Search code examples
webspeech-api

How to detect speech-to-text support and what is the meaning of mozSpeechRecognition, msSpeechRecognition, oSpeechRecognition?


I'm trying to better understand when Webspeech speech-to-text is actually avaialable and operational. In this process I see these few lines code all over the web, for assessing is speech-to-text is supported by the browser:

const NativeSpeechRecognition = typeof window !== 'undefined' && (
  window.SpeechRecognition ||
  window.webkitSpeechRecognition ||
  window.mozSpeechRecognition ||
  window.msSpeechRecognition ||
  window.oSpeechRecognition
)

According https://caniuse.com/speech-recognition all actually supporting browsers (chrome, Opera, UC, Samsung, Safari, QQ, Baidu) use the webkit prefix: window.webkitSpeechRecognition. The caniuse.com table says that speech-to-text does not work on Edge (109 incl), while on my Windows PC, it works with Edge 109.0.1518.78., for my own JS web app (using the react-speech-recognition package and also with https://dictation.io/speech).

My web searches on "oSpeechRecognition" or "mozSpeechRecognition" or "msSpeechRecognition" have not been instructive.

I've run that code sandbox to know which of these is defined.

var recognition = new (window.SpeechRecognition ||
  window.webkitSpeechRecognition ||
  window.mozSpeechRecognition ||
  window.msSpeechRecognition)();
recognition.lang = "en-US";
recognition.interimResults = false;
recognition.maxAlternatives = 5;
recognition.start();

console.log("window.SpeechRecognition", window.SpeechRecognition);
console.log("window.webkitSpeechRecognition", window.webkitSpeechRecognition);
console.log("window.mozSpeechRecognition", window.mozSpeechRecognition);
console.log("window.msSpeechRecognition", window.msSpeechRecognition);

console.log("selected recognition", recognition);

recognition.onresult = function (event) {
  console.log("You said: ", event.results[0][0].transcript);
};

On Chrome 109, the console is:

window.SpeechRecognition  undefined
window.webkitSpeechRecognition  ƒ SpeechRecognition() {}
window.mozSpeechRecognition  undefined
window.msSpeechRecognition  undefined
selected recognition  EventTarget {grammars: Object, lang: "en-US", continuous: false, interimResults: false, maxAlternatives: 5…}

On Edge 109, the console is exactly the same:

window.SpeechRecognition  undefined
window.webkitSpeechRecognition  ƒ SpeechRecognition() {}
window.mozSpeechRecognition  undefined
window.msSpeechRecognition  undefined
selected recognition  EventTarget {grammars: Object, lang: "en-US", continuous: false, interimResults: false, maxAlternatives: 5…}

On Firefox 109, the sandbox does not run.

TypeError undefined is not a constructor $csb$eval /src/index.js:1:18 var recognition = new (window.SpeechRecognition ||

I'd like to understand:

  1. Why caniuse.com says speech-to-text does not work on Edge?
  2. Why I can't even make the code run on Firefox?
  3. What is the origin/purpose of mozSpeechRecognition, msSpeechRecognition, and oSpeechRecognition that is copied on many code examples and articles with no comment and no explanation.
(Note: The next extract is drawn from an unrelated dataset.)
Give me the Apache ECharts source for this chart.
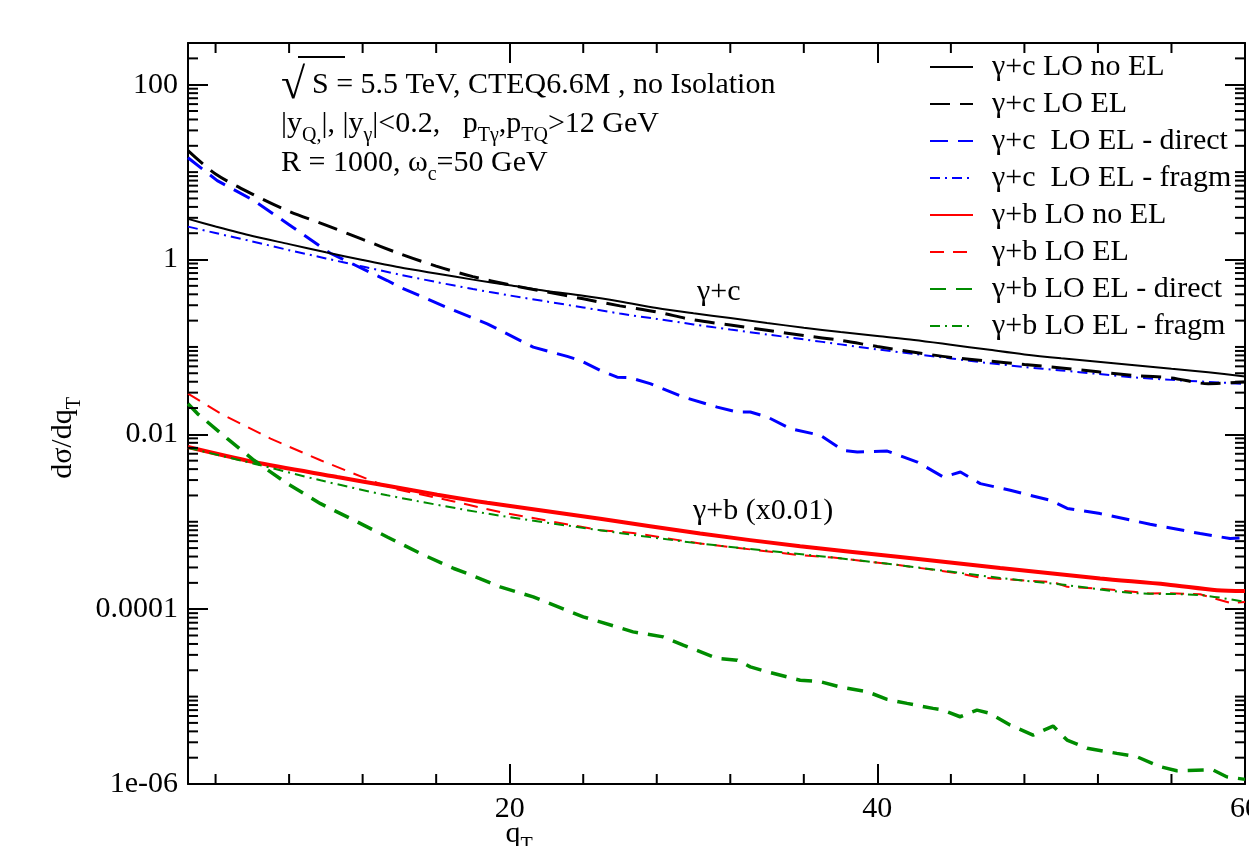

As if it is some 10 years old historical code that no one understands, is not useful anymore but everyone uses.

Many thanks. John.


Solution

  • I went through a difficult migration of a 2004 project with over 150 files to Webpack 5. Based on my understanding of your problem, here are my two cents:

    1. The reason caniuse.com says speech-to-text does not work on Edge is likely because they have not updated their information to reflect the current status of Edge. Microsoft has moved to a Chromium-based browser engine for Edge, which means it should have the same speech recognition capabilities as Chrome, Opera, and other Chromium-based browsers. In your testing, you were able to confirm that speech-to-text works on Edge, which supports this theory.

    2. The reason your code does not run on Firefox is that Firefox uses a different API for speech recognition called "Web Speech API". You can check for support using the following code:

        const speechRecognitionSupported = 'webkitSpeechRecognition' in window || 'SpeechRecognition' in window;
    
    1. The origins of mozSpeechRecognition, msSpeechRecognition, and oSpeechRecognition are tied to the various browser engines that existed before the Web Speech API was standardized. These prefixes were used by different browser vendors to add experimental support for speech recognition to their browsers. However, now that the Web Speech API is standardized, these prefixes are no longer necessary and should not be used in modern web development. You should only use the standardized SpeechRecognition API going forward.